Disani (Northeastern Katë: Dísëňi, Southeastern Katë: Dízëňi, Western Katë: Dísëi, Prasuni: Dísni, Waigali: Dísën̆i) was a goddess of the Nuristani people before their conversion to Islam. To the people of Nuristan, she was depicted as living in the terrestrial world, appearing in the shape of a woman with a golden garland. Milk and milk-products were offered to her at the altar on the hillside.

==Etymology==
The etymology of Disani is somewhat unclear. It was loaned into Prasuni from Katë, as *d regularly becomes l in Prasuni.

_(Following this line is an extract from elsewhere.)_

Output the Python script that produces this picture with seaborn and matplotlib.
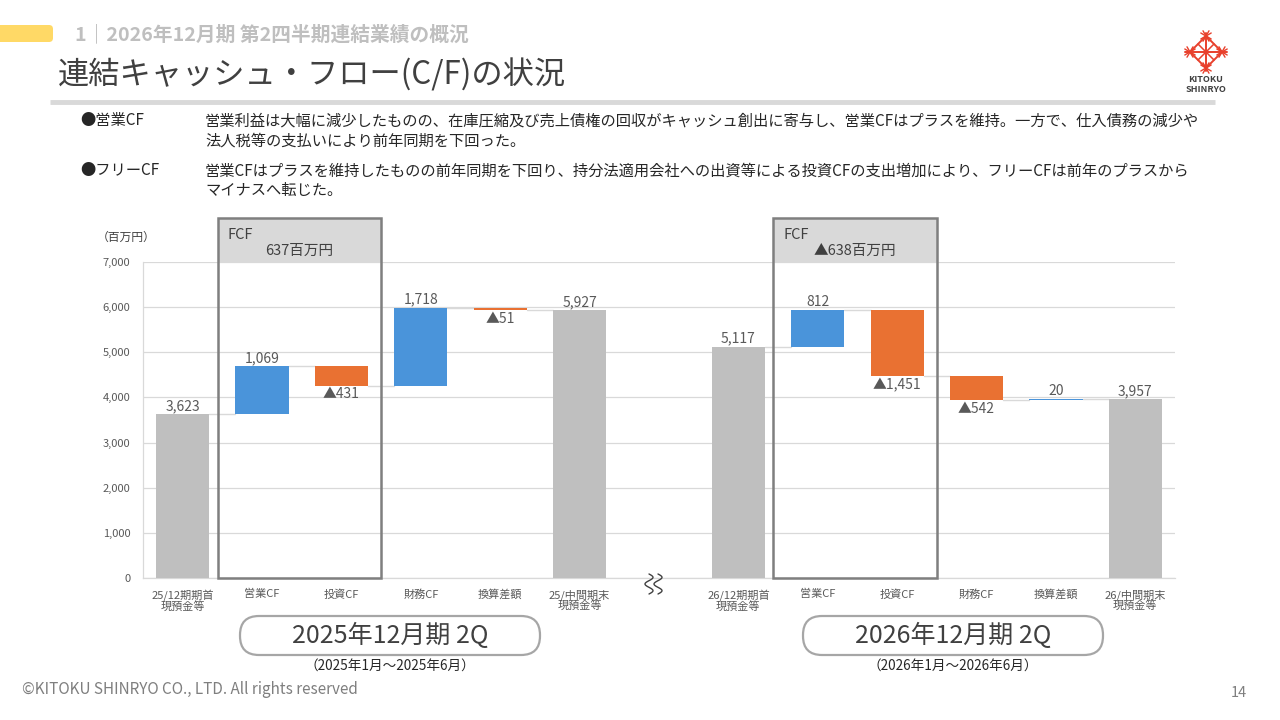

In Ashkun, the cognate term däsäṇī means "ogress". It has been theorized by others, such as Georg Morgenstierne, that the word is cognate with the Vedic Sanskrit term Dhiṣáṇā, via a preform *Dhiṣanikā. It has also been etymologized by Nuristani speakers themselves as di "sky" + saňi "soldier", thence from *Devasenikā, though Morgenstierne and Strand regard this as folk etymology, but is accepted by Halfmann.

==Role in religion==
Disani is featured in a religion found among the Kati and Prasun peoples. The various Nuristani deities (including Disani) march up to a house near heaven, where demons live. She is told by the deities to sow seeds after they unsuccessfully try to shoot the house down with arrows. The seeds ripen quickly and the chaff, visible in white, attaches itself to the thread (compare shimenawa in the Iwato myth). Later, she tells Moni to look at her thighs, which are white and full. Moni gets excited, breaks the door and kills the demons.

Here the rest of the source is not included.